PROBLEM DESCRIPTION = Carry none of the pictures over; write out the complete data exactly.

>>

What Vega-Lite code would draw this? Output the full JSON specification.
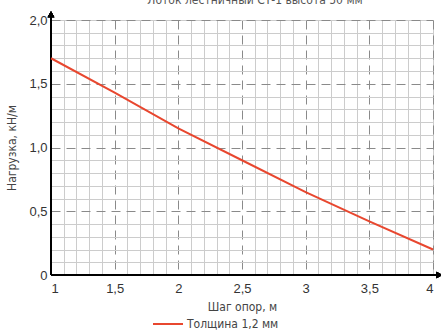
{
  "$schema": "https://vega.github.io/schema/vega-lite/v6.json",
  "autosize": {"type": "none"},
  "padding": {"left": 51, "top": 20, "right": 8, "bottom": 61},
  "width": 382,
  "height": 255,
  "background": "white",
  "title": {
    "text": "Лоток лестничный СТ-1 высота 50 мм",
    "font": "DejaVu Sans Condensed, sans-serif",
    "fontSize": 12,
    "fontWeight": "normal",
    "color": "#555555",
    "anchor": "middle",
    "dx": 13,
    "offset": 4
  },
  "config": {
    "view": {"stroke": null},
    "axis": {"labelFont": "Liberation Sans", "titleFont": "DejaVu Sans Condensed, sans-serif"}
  },
  "data": {
    "values": [
      {"spacing": 1.0, "load": 1.7, "series": "Толщина 1,2 мм"},
      {"spacing": 1.5, "load": 1.43, "series": "Толщина 1,2 мм"},
      {"spacing": 2.0, "load": 1.15, "series": "Толщина 1,2 мм"},
      {"spacing": 2.5, "load": 0.9, "series": "Толщина 1,2 мм"},
      {"spacing": 3.0, "load": 0.65, "series": "Толщина 1,2 мм"},
      {"spacing": 3.5, "load": 0.42, "series": "Толщина 1,2 мм"},
      {"spacing": 4.0, "load": 0.2, "series": "Толщина 1,2 мм"}
    ]
  },
  "resolve": {"axis": {"x": "independent", "y": "independent"}},
  "layer": [
    {
      "mark": {"type": "line", "opacity": 0},
      "encoding": {
        "x": {
          "field": "spacing", "type": "quantitative",
          "scale": {"domain": [1, 4], "nice": false, "zero": false},
          "axis": {
            "orient": "bottom",
            "values": [1.1, 1.2, 1.3, 1.4, 1.6, 1.7, 1.8, 1.9, 2.1, 2.2, 2.3, 2.4, 2.6, 2.7, 2.8, 2.9, 3.1, 3.2, 3.3, 3.4, 3.6, 3.7, 3.8, 3.9, 4.0],
            "grid": true, "gridColor": "#cccccc", "gridWidth": 1, "gridOpacity": 1,
            "labels": false, "ticks": false, "domain": false, "title": null, "zindex": 0
          }
        },
        "y": {
          "field": "load", "type": "quantitative",
          "scale": {"domain": [0, 2], "nice": false},
          "axis": {
            "orient": "left",
            "values": [0.1, 0.2, 0.3, 0.4, 0.6, 0.7, 0.8, 0.9, 1.1, 1.2, 1.3, 1.4, 1.6, 1.7, 1.8, 1.9, 2.0],
            "grid": true, "gridColor": "#cccccc", "gridWidth": 1, "gridOpacity": 1,
            "labels": false, "ticks": false, "domain": false, "title": null, "zindex": 0
          }
        }
      }
    },
    {
      "mark": {"type": "line", "opacity": 0},
      "encoding": {
        "x": {
          "field": "spacing", "type": "quantitative",
          "axis": {
            "orient": "bottom",
            "values": [1, 1.5, 2, 2.5, 3, 3.5, 4],
            "grid": true, "gridColor": "#8a8a8a", "gridDash": [9, 6], "gridWidth": 1,
            "labelExpr": "replace(format(datum.value, ''), '.', ',')",
            "labelFontSize": 13, "labelColor": "#333333", "labelPadding": 7,
            "ticks": false, "domain": false,
            "title": "Шаг опор, м", "titleFontSize": 12, "titleFontWeight": "normal",
            "titleColor": "#444444", "titlePadding": 6, "zindex": 0
          }
        },
        "y": {
          "field": "load", "type": "quantitative",
          "axis": {
            "orient": "left",
            "values": [0, 0.5, 1, 1.5, 2],
            "grid": true, "gridColor": "#8a8a8a", "gridDash": [9, 6], "gridWidth": 1,
            "labelExpr": "datum.value == 0 ? '0' : replace(format(datum.value, '.1f'), '.', ',')",
            "labelFontSize": 13, "labelColor": "#333333", "labelPadding": 4,
            "ticks": false, "domain": false,
            "title": "Нагрузка, кН/м", "titleFontSize": 12, "titleFontWeight": "normal",
            "titleColor": "#444444", "titlePadding": 10, "zindex": 0
          }
        }
      }
    },
    {
      "mark": {"type": "rule", "color": "black", "strokeWidth": 2, "clip": false},
      "encoding": {
        "x": {"datum": 1, "type": "quantitative", "axis": null},
        "x2": {"datum": 4.04},
        "y": {"datum": 0, "type": "quantitative", "axis": null}
      }
    },
    {
      "mark": {"type": "rule", "color": "black", "strokeWidth": 2, "clip": false},
      "encoding": {
        "x": {"datum": 1, "type": "quantitative", "axis": null},
        "y": {"datum": 0, "type": "quantitative", "axis": null},
        "y2": {"datum": 2.04}
      }
    },
    {
      "mark": {"type": "point", "shape": "triangle-right", "filled": true, "color": "black", "opacity": 1, "size": 45, "clip": false},
      "encoding": {
        "x": {"datum": 4.05, "type": "quantitative", "axis": null},
        "y": {"datum": 0, "type": "quantitative", "axis": null}
      }
    },
    {
      "mark": {"type": "point", "shape": "triangle-up", "filled": true, "color": "black", "opacity": 1, "size": 45, "clip": false},
      "encoding": {
        "x": {"datum": 1, "type": "quantitative", "axis": null},
        "y": {"datum": 2.045, "type": "quantitative", "axis": null}
      }
    },
    {
      "mark": {"type": "line", "strokeWidth": 2, "clip": false},
      "encoding": {
        "x": {"field": "spacing", "type": "quantitative", "axis": null},
        "y": {"field": "load", "type": "quantitative", "axis": null},
        "color": {
          "field": "series", "type": "nominal",
          "scale": {"range": ["#e8472f"]},
          "legend": {
            "orient": "none", "legendX": 101, "legendY": 288,
            "title": null, "symbolType": "stroke", "symbolSize": 900, "symbolStrokeWidth": 2,
            "labelFont": "DejaVu Sans Condensed, sans-serif",
            "labelFontSize": 12, "labelColor": "#444444", "labelOffset": 3
          }
        }
      }
    }
  ]
}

<<

SOLUTION =
What Vega-Lite code would draw this? Output the full JSON specification.
{
  "$schema": "https://vega.github.io/schema/vega-lite/v6.json",
  "autosize": {"type": "none"},
  "padding": {"left": 51, "top": 20, "right": 8, "bottom": 61},
  "width": 382,
  "height": 255,
  "background": "white",
  "title": {
    "text": "Лоток лестничный СТ-1 высота 50 мм",
    "font": "DejaVu Sans Condensed, sans-serif",
    "fontSize": 12,
    "fontWeight": "normal",
    "color": "#555555",
    "anchor": "middle",
    "dx": 13,
    "offset": 4
  },
  "config": {
    "view": {"stroke": null},
    "axis": {"labelFont": "Liberation Sans", "titleFont": "DejaVu Sans Condensed, sans-serif"}
  },
  "data": {
    "values": [
      {"spacing": 1.0, "load": 1.7, "series": "Толщина 1,2 мм"},
      {"spacing": 1.5, "load": 1.43, "series": "Толщина 1,2 мм"},
      {"spacing": 2.0, "load": 1.15, "series": "Толщина 1,2 мм"},
      {"spacing": 2.5, "load": 0.9, "series": "Толщина 1,2 мм"},
      {"spacing": 3.0, "load": 0.65, "series": "Толщина 1,2 мм"},
      {"spacing": 3.5, "load": 0.42, "series": "Толщина 1,2 мм"},
      {"spacing": 4.0, "load": 0.2, "series": "Толщина 1,2 мм"}
    ]
  },
  "resolve": {"axis": {"x": "independent", "y": "independent"}},
  "layer": [
    {
      "mark": {"type": "line", "opacity": 0},
      "encoding": {
        "x": {
          "field": "spacing", "type": "quantitative",
          "scale": {"domain": [1, 4], "nice": false, "zero": false},
          "axis": {
            "orient": "bottom",
            "values": [1.1, 1.2, 1.3, 1.4, 1.6, 1.7, 1.8, 1.9, 2.1, 2.2, 2.3, 2.4, 2.6, 2.7, 2.8, 2.9, 3.1, 3.2, 3.3, 3.4, 3.6, 3.7, 3.8, 3.9, 4.0],
            "grid": true, "gridColor": "#cccccc", "gridWidth": 1, "gridOpacity": 1,
            "labels": false, "ticks": false, "domain": false, "title": null, "zindex": 0
          }
        },
        "y": {
          "field": "load", "type": "quantitative",
          "scale": {"domain": [0, 2], "nice": false},
          "axis": {
            "orient": "left",
            "values": [0.1, 0.2, 0.3, 0.4, 0.6, 0.7, 0.8, 0.9, 1.1, 1.2, 1.3, 1.4, 1.6, 1.7, 1.8, 1.9, 2.0],
            "grid": true, "gridColor": "#cccccc", "gridWidth": 1, "gridOpacity": 1,
            "labels": false, "ticks": false, "domain": false, "title": null, "zindex": 0
          }
        }
      }
    },
    {
      "mark": {"type": "line", "opacity": 0},
      "encoding": {
        "x": {
          "field": "spacing", "type": "quantitative",
          "axis": {
            "orient": "bottom",
            "values": [1, 1.5, 2, 2.5, 3, 3.5, 4],
            "grid": true, "gridColor": "#8a8a8a", "gridDash": [9, 6], "gridWidth": 1,
            "labelExpr": "replace(format(datum.value, ''), '.', ',')",
            "labelFontSize": 13, "labelColor": "#333333", "labelPadding": 7,
            "ticks": false, "domain": false,
            "title": "Шаг опор, м", "titleFontSize": 12, "titleFontWeight": "normal",
            "titleColor": "#444444", "titlePadding": 6, "zindex": 0
          }
        },
        "y": {
          "field": "load", "type": "quantitative",
          "axis": {
            "orient": "left",
            "values": [0, 0.5, 1, 1.5, 2],
            "grid": true, "gridColor": "#8a8a8a", "gridDash": [9, 6], "gridWidth": 1,
            "labelExpr": "datum.value == 0 ? '0' : replace(format(datum.value, '.1f'), '.', ',')",
            "labelFontSize": 13, "labelColor": "#333333", "labelPadding": 4,
            "ticks": false, "domain": false,
            "title": "Нагрузка, кН/м", "titleFontSize": 12, "titleFontWeight": "normal",
            "titleColor": "#444444", "titlePadding": 10, "zindex": 0
          }
        }
      }
    },
    {
      "mark": {"type": "rule", "color": "black", "strokeWidth": 2, "clip": false},
      "encoding": {
        "x": {"datum": 1, "type": "quantitative", "axis": null},
        "x2": {"datum": 4.04},
        "y": {"datum": 0, "type": "quantitative", "axis": null}
      }
    },
    {
      "mark": {"type": "rule", "color": "black", "strokeWidth": 2, "clip": false},
      "encoding": {
        "x": {"datum": 1, "type": "quantitative", "axis": null},
        "y": {"datum": 0, "type": "quantitative", "axis": null},
        "y2": {"datum": 2.04}
      }
    },
    {
      "mark": {"type": "point", "shape": "triangle-right", "filled": true, "color": "black", "opacity": 1, "size": 45, "clip": false},
      "encoding": {
        "x": {"datum": 4.05, "type": "quantitative", "axis": null},
        "y": {"datum": 0, "type": "quantitative", "axis": null}
      }
    },
    {
      "mark": {"type": "point", "shape": "triangle-up", "filled": true, "color": "black", "opacity": 1, "size": 45, "clip": false},
      "encoding": {
        "x": {"datum": 1, "type": "quantitative", "axis": null},
        "y": {"datum": 2.045, "type": "quantitative", "axis": null}
      }
    },
    {
      "mark": {"type": "line", "strokeWidth": 2, "clip": false},
      "encoding": {
        "x": {"field": "spacing", "type": "quantitative", "axis": null},
        "y": {"field": "load", "type": "quantitative", "axis": null},
        "color": {
          "field": "series", "type": "nominal",
          "scale": {"range": ["#e8472f"]},
          "legend": {
            "orient": "none", "legendX": 101, "legendY": 288,
            "title": null, "symbolType": "stroke", "symbolSize": 900, "symbolStrokeWidth": 2,
            "labelFont": "DejaVu Sans Condensed, sans-serif",
            "labelFontSize": 12, "labelColor": "#444444", "labelOffset": 3
          }
        }
      }
    }
  ]
}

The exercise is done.